[start]
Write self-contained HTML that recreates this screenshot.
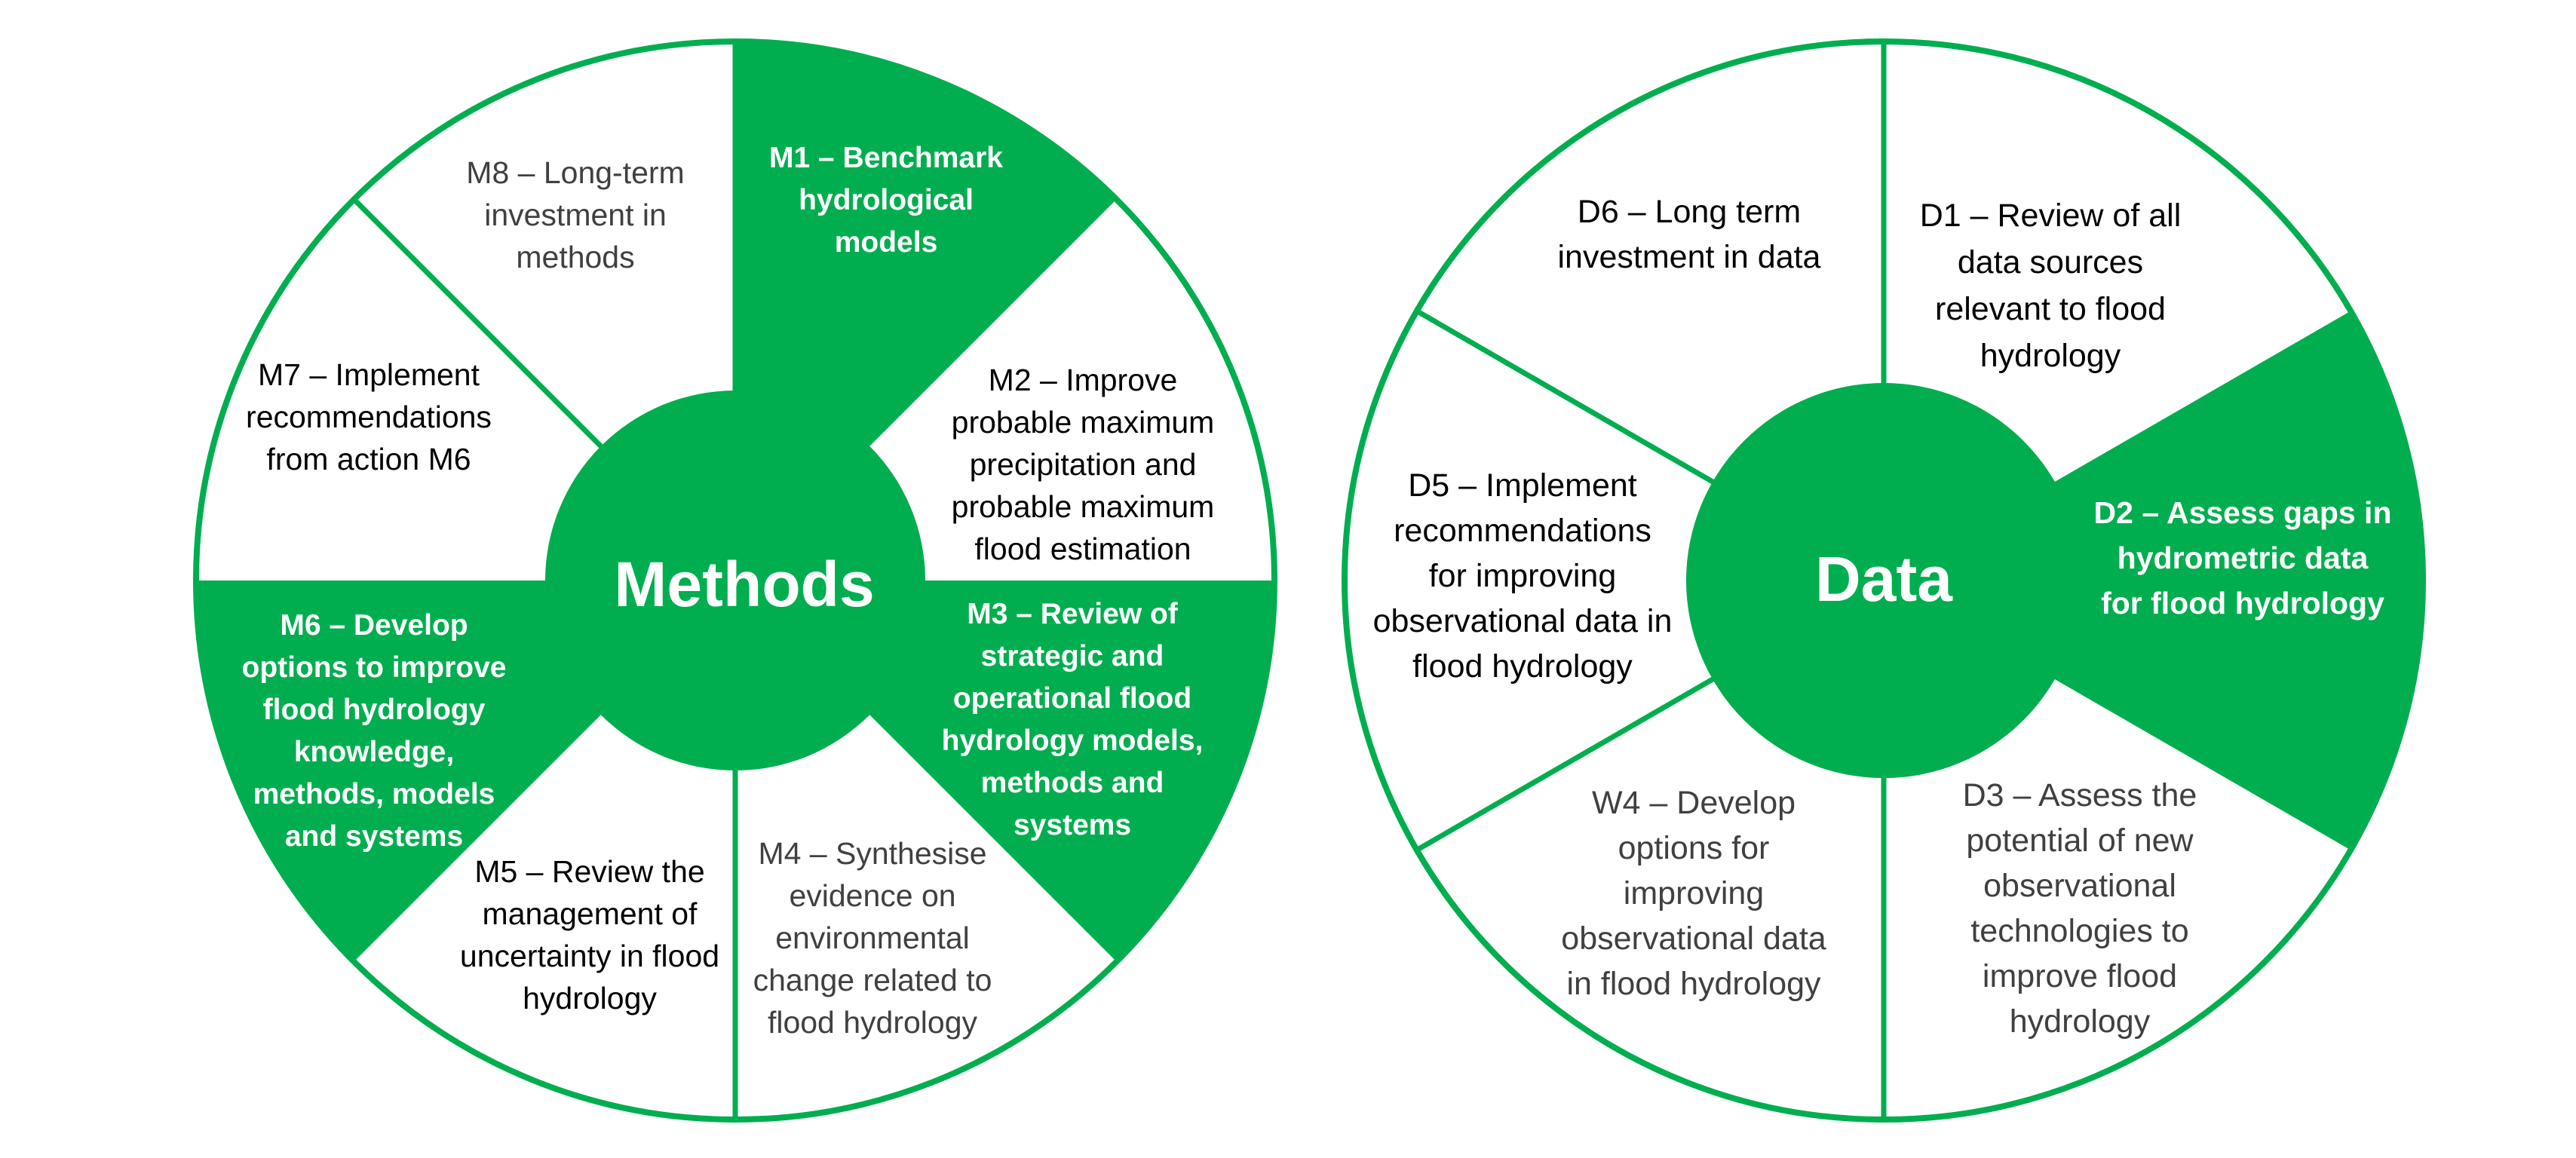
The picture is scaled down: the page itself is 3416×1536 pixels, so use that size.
<!DOCTYPE html>
<html><head><meta charset="utf-8"><style>
html,body{margin:0;padding:0;background:#fff}
#c{position:relative;width:3416px;height:1536px;overflow:hidden;font-family:"Liberation Sans",sans-serif}
svg{position:absolute;left:0;top:0}
.t{position:absolute;width:520px;text-align:center;white-space:nowrap}
.l{font-size:41px;line-height:56px}
.r{font-size:43px;line-height:60px}
.k{color:#000}.g{color:#404040}
.w{color:#fff;font-weight:bold}
.b{font-size:39px}
.big{position:absolute;width:600px;text-align:center;color:#fff;font-weight:bold;font-size:84px;line-height:100px}
</style></head><body><div id="c">
<svg width="3416" height="1536" viewBox="0 0 3416 1536">
<g fill="#00AE4F">
<path d="M975,770 L975,55 A715,715 0 0 1 1480.6,264.4 Z"/>
<path d="M975,770 L1690,770 A715,715 0 0 1 1480.6,1275.6 Z"/>
<path d="M975,770 L469.4,1275.6 A715,715 0 0 1 260,770 Z"/>
<path d="M2498,770 L3117.2,412.5 A715,715 0 0 1 3117.2,1127.5 Z"/>
</g>
<g stroke="#00AE4F" stroke-width="7" fill="none">
<line x1="975" y1="770" x2="975" y2="55"/>
<line x1="975" y1="770" x2="975" y2="1485"/>
<line x1="975" y1="770" x2="469.4" y2="264.4"/>
<line x1="2498" y1="770" x2="2498" y2="55"/>
<line x1="2498" y1="770" x2="2498" y2="1485"/>
<line x1="2498" y1="770" x2="1878.8" y2="412.5"/>
<line x1="2498" y1="770" x2="1878.8" y2="1127.5"/>
<circle cx="975" cy="770" r="715" stroke-width="8"/>
<circle cx="2498" cy="770" r="715" stroke-width="8"/>
</g>
<circle cx="975" cy="770" r="252" fill="#00AE4F"/>
<circle cx="2498" cy="770" r="262" fill="#00AE4F"/>
</svg>

<div class="big" style="left:687px;top:725px">Methods</div>
<div class="big" style="left:2198px;top:718px">Data</div>

<div class="t l g" style="left:503px;top:201px">M8 – Long-term<br>investment in<br>methods</div>
<div class="t l w b" style="left:915px;top:182px">M1 – Benchmark<br>hydrological<br>models</div>
<div class="t l k" style="left:1176px;top:476px">M2 – Improve<br>probable maximum<br>precipitation and<br>probable maximum<br>flood estimation</div>
<div class="t l k" style="left:229px;top:469px">M7 – Implement<br>recommendations<br>from action M6</div>
<div class="t l w b" style="left:236px;top:802px">M6 – Develop<br>options to improve<br>flood hydrology<br>knowledge,<br>methods, models<br>and systems</div>
<div class="t l w b" style="left:1162px;top:787px">M3 – Review of<br>strategic and<br>operational flood<br>hydrology models,<br>methods and<br>systems</div>
<div class="t l k" style="left:522px;top:1128px">M5 – Review the<br>management of<br>uncertainty in flood<br>hydrology</div>
<div class="t l g" style="left:897px;top:1104px">M4 – Synthesise<br>evidence on<br>environmental<br>change related to<br>flood hydrology</div>

<div class="t r k" style="left:1980px;top:251px">D6 – Long term<br>investment in data</div>
<div class="t r k" style="left:2459px;top:255px;line-height:62px">D1 – Review of all<br>data sources<br>relevant to flood<br>hydrology</div>
<div class="t r k" style="left:1759px;top:614px">D5 – Implement<br>recommendations<br>for improving<br>observational data in<br>flood hydrology</div>
<div class="t r w" style="left:2714px;top:650px;font-size:41px">D2 – Assess gaps in<br>hydrometric data<br>for flood hydrology</div>
<div class="t r g" style="left:1986px;top:1035px">W4 – Develop<br>options for<br>improving<br>observational data<br>in flood hydrology</div>
<div class="t r g" style="left:2498px;top:1025px">D3 – Assess the<br>potential of new<br>observational<br>technologies to<br>improve flood<br>hydrology</div>
</div></body></html>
[end]
**Aim:** All of the data above should be transcribed verbatim, with pictures omitted.

**Expected answer:**
Write self-contained HTML that recreates this screenshot.
The picture is scaled down: the page itself is 3416×1536 pixels, so use that size.
<!DOCTYPE html>
<html><head><meta charset="utf-8"><style>
html,body{margin:0;padding:0;background:#fff}
#c{position:relative;width:3416px;height:1536px;overflow:hidden;font-family:"Liberation Sans",sans-serif}
svg{position:absolute;left:0;top:0}
.t{position:absolute;width:520px;text-align:center;white-space:nowrap}
.l{font-size:41px;line-height:56px}
.r{font-size:43px;line-height:60px}
.k{color:#000}.g{color:#404040}
.w{color:#fff;font-weight:bold}
.b{font-size:39px}
.big{position:absolute;width:600px;text-align:center;color:#fff;font-weight:bold;font-size:84px;line-height:100px}
</style></head><body><div id="c">
<svg width="3416" height="1536" viewBox="0 0 3416 1536">
<g fill="#00AE4F">
<path d="M975,770 L975,55 A715,715 0 0 1 1480.6,264.4 Z"/>
<path d="M975,770 L1690,770 A715,715 0 0 1 1480.6,1275.6 Z"/>
<path d="M975,770 L469.4,1275.6 A715,715 0 0 1 260,770 Z"/>
<path d="M2498,770 L3117.2,412.5 A715,715 0 0 1 3117.2,1127.5 Z"/>
</g>
<g stroke="#00AE4F" stroke-width="7" fill="none">
<line x1="975" y1="770" x2="975" y2="55"/>
<line x1="975" y1="770" x2="975" y2="1485"/>
<line x1="975" y1="770" x2="469.4" y2="264.4"/>
<line x1="2498" y1="770" x2="2498" y2="55"/>
<line x1="2498" y1="770" x2="2498" y2="1485"/>
<line x1="2498" y1="770" x2="1878.8" y2="412.5"/>
<line x1="2498" y1="770" x2="1878.8" y2="1127.5"/>
<circle cx="975" cy="770" r="715" stroke-width="8"/>
<circle cx="2498" cy="770" r="715" stroke-width="8"/>
</g>
<circle cx="975" cy="770" r="252" fill="#00AE4F"/>
<circle cx="2498" cy="770" r="262" fill="#00AE4F"/>
</svg>

<div class="big" style="left:687px;top:725px">Methods</div>
<div class="big" style="left:2198px;top:718px">Data</div>

<div class="t l g" style="left:503px;top:201px">M8 – Long-term<br>investment in<br>methods</div>
<div class="t l w b" style="left:915px;top:182px">M1 – Benchmark<br>hydrological<br>models</div>
<div class="t l k" style="left:1176px;top:476px">M2 – Improve<br>probable maximum<br>precipitation and<br>probable maximum<br>flood estimation</div>
<div class="t l k" style="left:229px;top:469px">M7 – Implement<br>recommendations<br>from action M6</div>
<div class="t l w b" style="left:236px;top:802px">M6 – Develop<br>options to improve<br>flood hydrology<br>knowledge,<br>methods, models<br>and systems</div>
<div class="t l w b" style="left:1162px;top:787px">M3 – Review of<br>strategic and<br>operational flood<br>hydrology models,<br>methods and<br>systems</div>
<div class="t l k" style="left:522px;top:1128px">M5 – Review the<br>management of<br>uncertainty in flood<br>hydrology</div>
<div class="t l g" style="left:897px;top:1104px">M4 – Synthesise<br>evidence on<br>environmental<br>change related to<br>flood hydrology</div>

<div class="t r k" style="left:1980px;top:251px">D6 – Long term<br>investment in data</div>
<div class="t r k" style="left:2459px;top:255px;line-height:62px">D1 – Review of all<br>data sources<br>relevant to flood<br>hydrology</div>
<div class="t r k" style="left:1759px;top:614px">D5 – Implement<br>recommendations<br>for improving<br>observational data in<br>flood hydrology</div>
<div class="t r w" style="left:2714px;top:650px;font-size:41px">D2 – Assess gaps in<br>hydrometric data<br>for flood hydrology</div>
<div class="t r g" style="left:1986px;top:1035px">W4 – Develop<br>options for<br>improving<br>observational data<br>in flood hydrology</div>
<div class="t r g" style="left:2498px;top:1025px">D3 – Assess the<br>potential of new<br>observational<br>technologies to<br>improve flood<br>hydrology</div>
</div></body></html>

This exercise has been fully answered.